Why kids need trees (even dead ones!)

It doesn’t take a whole forest or even a wooded park to spark kids’ imagination and creative problem-solving. A single tree will do, and it doesn’t have to be alive! Dead trees on the ground are teeming with life, serving as shelter and a food source for birds, bugs, salamanders, and other creepy-cool creatures.

Kids can be mentally mesmerized by the swaying, moving, and creaking of trees, which animates cities and neighborhoods. “Looking at trees is akin to the ‘effortless looking’ we experience when we watch clouds or the ocean,” Beatley says. (Check out these ideas to get a child’s head in the clouds.)
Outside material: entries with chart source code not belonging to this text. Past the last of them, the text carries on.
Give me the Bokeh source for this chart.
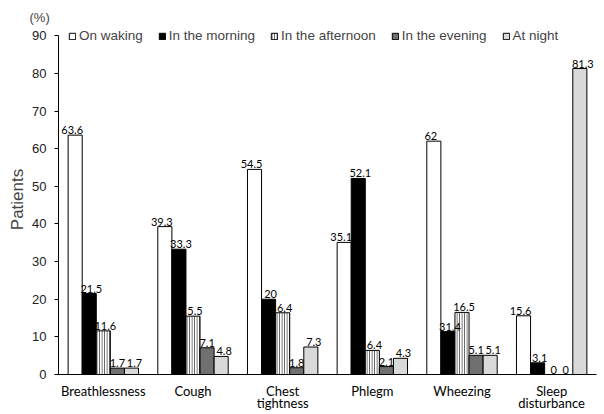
from bokeh.plotting import figure
from bokeh.models import ColumnDataSource, Legend, LegendItem, FactorRange, FixedTicker
from bokeh.transform import dodge
from bokeh.core.properties import value
from bokeh.embed import file_html
from bokeh.resources import INLINE

categories = ["Breathlessness", "Cough", "Chest\ntightness", "Phlegm", "Wheezing", "Sleep\ndisturbance"]
series_names = ["On waking", "In the morning", "In the afternoon", "In the evening", "At night"]

# bar heights as drawn
on_waking = [63.6, 39.3, 54.5, 35.1, 62.0, 15.6]
in_morning = [21.5, 33.3, 20.0, 52.1, 11.4, 3.1]
in_afternoon = [11.6, 15.5, 16.4, 6.4, 16.5, 0.0]
in_evening = [1.7, 7.1, 1.8, 2.1, 5.1, 0.0]
at_night = [1.7, 4.8, 7.3, 4.3, 5.1, 81.3]

# printed data labels
lbl_waking = ["63.6", "39.3", "54.5", "35.1", "62", "15.6"]
lbl_morning = ["21.5", "33.3", "20", "52.1", "31.4", "3.1"]
lbl_afternoon = ["11.6", "5.5", "6.4", "6.4", "16.5", "0"]
lbl_evening = ["1.7", "7.1", "1.8", "2.1", "5.1", "0"]
lbl_night = ["1.7", "4.8", "7.3", "4.3", "5.1", "81.3"]

y_ticks = [0, 10, 20, 30, 40, 50, 60, 70, 80, 90]

src = ColumnDataSource(dict(
    cat=categories,
    s0=on_waking, s1=in_morning, s2=in_afternoon, s3=in_evening, s4=at_night,
    l0=lbl_waking, l1=lbl_morning, l2=lbl_afternoon, l3=lbl_evening, l4=lbl_night,
))

p = figure(x_range=FactorRange(*categories), y_range=(0, 93),
           width=604, height=414, output_backend="svg", toolbar_location=None,
           min_border_left=58, min_border_top=24, min_border_right=8, min_border_bottom=30)
p.outline_line_color = None
p.grid.grid_line_color = None
p.background_fill_color = "white"

bw = 0.157
offsets = [-2 * bw, -bw, 0, bw, 2 * bw]
label_shift = [-3, 2, 2, 0, 3]
fills = ["white", "black", "white", "#707070", "#d9d9d9"]
renderers = []
for i in range(5):
    kw = dict(x=dodge("cat", offsets[i], range=p.x_range), top="s%d" % i, width=bw,
              source=src, fill_color=fills[i], line_color="black", line_width=1)
    if i == 2:
        kw.update(hatch_pattern="vertical_line", hatch_color="#444444", hatch_scale=2.5, hatch_weight=1)
    renderers.append(p.vbar(**kw))

for i in range(5):
    p.text(x=dodge("cat", offsets[i], range=p.x_range), y="s%d" % i, text="l%d" % i, source=src,
           text_align="center", text_baseline="bottom", y_offset=-1, x_offset=label_shift[i],
           text_font=value("Lato"), text_font_size="11px", text_color="black")

legend = Legend(items=[LegendItem(label=series_names[i], renderers=[renderers[i]]) for i in range(5)],
                orientation="horizontal", location=(10, 331),
                glyph_width=8, glyph_height=8, label_standoff=3, spacing=15, padding=0, margin=0,
                border_line_color=None, background_fill_alpha=0,
                label_text_font="Liberation Sans", label_text_font_size="13.5px",
                label_height=14)
p.add_layout(legend, "center")

p.title.text = "(%)"
p.title.align = "left"
p.title.offset = -29
p.title.text_font = "Liberation Sans"
p.title.text_font_size = "13px"
p.title.text_font_style = "normal"
p.title.standoff = 0

ya = p.yaxis[0]
ya.ticker = FixedTicker(ticks=y_ticks)
ya.bounds = (0, 90)
ya.minor_tick_line_color = None
ya.major_tick_out = 4
ya.major_tick_in = 0
ya.major_label_standoff = 8
ya.major_label_text_font = "Liberation Sans"
ya.major_label_text_font_size = "13px"
ya.major_label_text_color = "#222222"
ya.axis_label = "Patients"
ya.axis_label_text_font = "Liberation Sans"
ya.axis_label_text_font_size = "17px"
ya.axis_label_text_font_style = "normal"
ya.axis_label_standoff = 2
ya.axis_line_color = "black"

xa = p.xaxis[0]
xa.major_tick_line_color = None
xa.minor_tick_line_color = None
xa.major_label_standoff = 2
xa.major_label_text_font = "Lato"
xa.major_label_text_font_size = "13px"
xa.major_label_text_line_height = 0.8
xa.major_label_text_color = "black"
xa.axis_line_color = "black"

open("out.html", "w").write(file_html(p, INLINE))
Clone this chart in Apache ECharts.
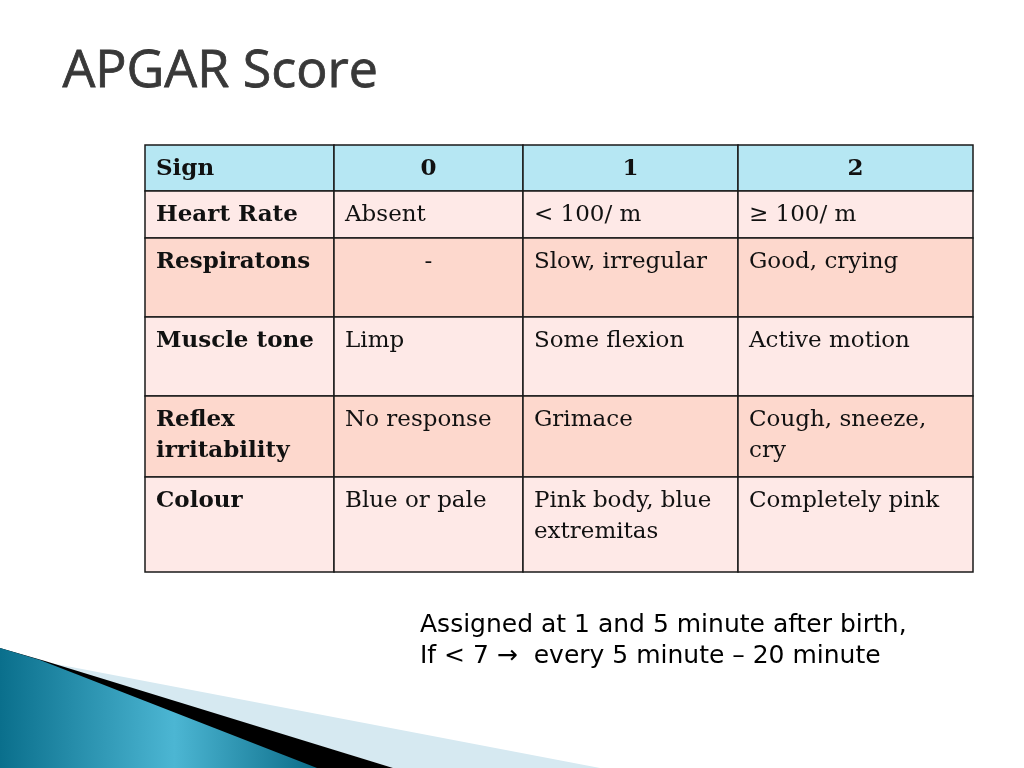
<!DOCTYPE html>
<html>
<head>
<meta charset="utf-8">
<script src="https://cdn.jsdelivr.net/npm/echarts@6/dist/echarts.min.js"></script>
<style>
html,body{margin:0;padding:0;background:#fff;}
#chart{width:1024px;height:768px;}
</style>
</head>
<body>
<div id="chart"></div>
<script>
// ---- data ----
var headers = ['Sign', '0', '1', '2'];
var signs = ['Heart Rate', 'Respiratons', 'Muscle tone', 'Reflex\nirritability', 'Colour'];
var score0 = ['Absent', '-', 'Limp', 'No response', 'Blue or pale'];
var score1 = ['< 100/ m', 'Slow, irregular', 'Some flexion', 'Grimace', 'Pink body, blue\nextremitas'];
var score2 = ['\u2265 100/ m', 'Good, crying', 'Active motion', 'Cough, sneeze,\ncry', 'Completely pink'];
var titleText = 'APGAR Score';
var noteLines = ['Assigned at 1 and 5 minute after birth,', 'If < 7 \u2192  every 5 minute \u2013 20 minute'];

// ---- layout (table units = px inside grid) ----
var colEdges = [0, 189, 378, 593, 828];
var rowEdges = [0, 46, 93, 172, 251, 332, 427];

var cells = [];
headers.forEach(function (h, c) { cells.push([c, 0, h]); });
var cols = [signs, score0, score1, score2];
for (var r = 0; r < signs.length; r++) {
  for (var c = 0; c < 4; c++) cells.push([c, r + 1, cols[c][r]]);
}

var chart = echarts.init(document.getElementById('chart'));

function renderCell(params, api) {
  var c = api.value(0), r = api.value(1);
  var text = cells[params.dataIndex][2];
  var p0 = api.coord([colEdges[c], rowEdges[r]]);
  var p1 = api.coord([colEdges[c + 1], rowEdges[r + 1]]);
  var x = p0[0], y = p0[1], w = p1[0] - p0[0], h = p1[1] - p0[1];
  var fill = r === 0 ? '#b6e7f3' : (r % 2 === 1 ? '#fee9e7' : '#fdd8cd');
  var centered = (r === 0 && c > 0) || text === '-';
  var bold = r === 0 || c === 0;
  return {
    type: 'group',
    children: [
      { type: 'rect', shape: { x: x, y: y, width: w, height: h },
        style: { fill: fill, stroke: '#1a1a1a', lineWidth: 1.5 } },
      { type: 'text', x: centered ? x + w / 2 : x + 11, y: y + 9,
        style: { text: text, fill: '#111',
          fontFamily: 'DejaVu Serif', fontSize: 23, fontWeight: bold ? 'bold' : 'normal',
          lineHeight: 31, align: centered ? 'center' : 'left', verticalAlign: 'top' } }
    ]
  };
}

chart.setOption({
  animation: false,
  backgroundColor: '#ffffff',
  grid: { left: 145, top: 145, width: 828, height: 427 },
  xAxis: { type: 'value', min: 0, max: 828, show: false },
  yAxis: { type: 'value', min: 0, max: 427, inverse: true, show: false },
  series: [{
    type: 'custom',
    renderItem: renderCell,
    data: cells.map(function (d) { return [d[0], d[1]]; }),
    silent: true
  }],
  graphic: [
    { type: 'polygon', shape: { points: [[40, 661], [600, 768], [393, 768]] },
      style: { fill: '#d6e9f1' } },
    { type: 'polygon', shape: { points: [[0, 648], [45, 661], [393, 768], [0, 768]] },
      style: { fill: '#000' } },
    { type: 'polygon', shape: { points: [[0, 648], [40, 660], [317, 768], [0, 768]] },
      style: { fill: new echarts.graphic.LinearGradient(0, 0, 1, 0, [
        { offset: 0, color: '#0a6f8c' }, { offset: 0.55, color: '#4cb6d3' }, { offset: 1, color: '#0b6c88' }]) } },
    { type: 'text', left: 62, top: 46,
      style: { text: titleText, fill: '#383838', fontFamily: 'Open Sans', fontSize: 52,
        stroke: '#383838', lineWidth: 0.8,
        shadowColor: 'rgba(0,0,0,0.35)', shadowBlur: 3, shadowOffsetX: 2, shadowOffsetY: 2 } },
    { type: 'text', left: 420, top: 610,
      style: { text: noteLines.join('\n'), fill: '#000', fontFamily: 'DejaVu Sans', fontSize: 25, lineHeight: 31 } }
  ]
});
</script>
</body>
</html>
For city and suburban kids in particular, proven health benefits have been associated with spending time among trees on a regular basis. As an example, Beatley points to the extensive Japanese and Chinese research around shinrin-yoku, or forest bathing, showing that at the end of a walk in the woods, stress hormone levels go down and immune systems get a boost. (This article provides a how-to on forest bathing as a family.)

Trees also provide shade and cooling (something increasingly essential in urban environments) and help to ameliorate air pollution, reducing kids’ asthma risk. For Beatley, though, the sense of wonder that trees inspire is one of the biggest reasons why kids (and adults) need woodlands and other nearby nature in their daily lives.

“Experiencing awe delivers positive emotional and health benefits and also helps provide a sense of deep connection, purpose, and meaning in life,” he says.

9 ways to find the wild in any neighborhood

Sparking a sense of wonder about trees or any sort of nature also helps kids become people who want to protect the planet, says London-based National Geographic Explorer and parent Daniel Raven-Ellison.

“If we want kids to care about wildlife and wild places, it's vital that they experience them for themselves,” explains Raven-Ellison, founder of the National Park City movement, a global effort to reimagine urban areas as greener, healthier, and wilder places. “That doesn’t mean going far; every neighborhood has somewhere a little wild to discover.”

That’s true even if you don’t live near a wooded park. Raven-Ellison and Beatley agree that nature can be found in everyday places, such as along sidewalks, fence lines, and canals; on rooftops and ivy-covered walls; in vacant lots, community gardens, and playgrounds; and in the landscaping around buildings.

To help your family notice the nature in your neighborhood, Raven-Ellison suggests taking regular walks on the wild side during which you try at least one of these activities:

• Quietly follow a squirrel or other animal for as long as you can. Where does it go? What does it do?

• Count how many blocks or steps can you travel without making a single bird fly off. (This article can get your child started as a birder.)

• Take a photography safari to snap pictures of 10 animals, each one smaller than the last. (Here’s some advice from Nat Geo photographers about taking pictures of wildlife.)

• Sit quietly under a tree and wait. What sights, sounds, and smells do you notice?

• Go on a bird stakeout. Observe a resident flock, take notes on how they look and what they do, and give them all names that reflect their personalities—like Hoppy, Whistler, and Feeder Hog!

• Assign points to different wild woodsy things (for instance, pigeon = 1, rabbit = 5), and collect points as you spot them on the walk. First one to 20 wins!

• Where permitted, climb a tree. Choose one kids can reach on their own (no lifting!) and make sure three points of the body—two hands and one foot, or two feet and one hand—are supported by branches at all times. (If you’re still nervous, check out why a little risky play is good for children.)

• Swatch nature. Pick up paint swatches from the local hardware store and try to match the colors to things you find in nature.

• If your kids are into it (and if you can handle it), investigate the “murder” of a bird or other woodland critter. Draw a white chalk line around the body (but don’t touch!) and look for clues as to how, when, where, and why the animal died.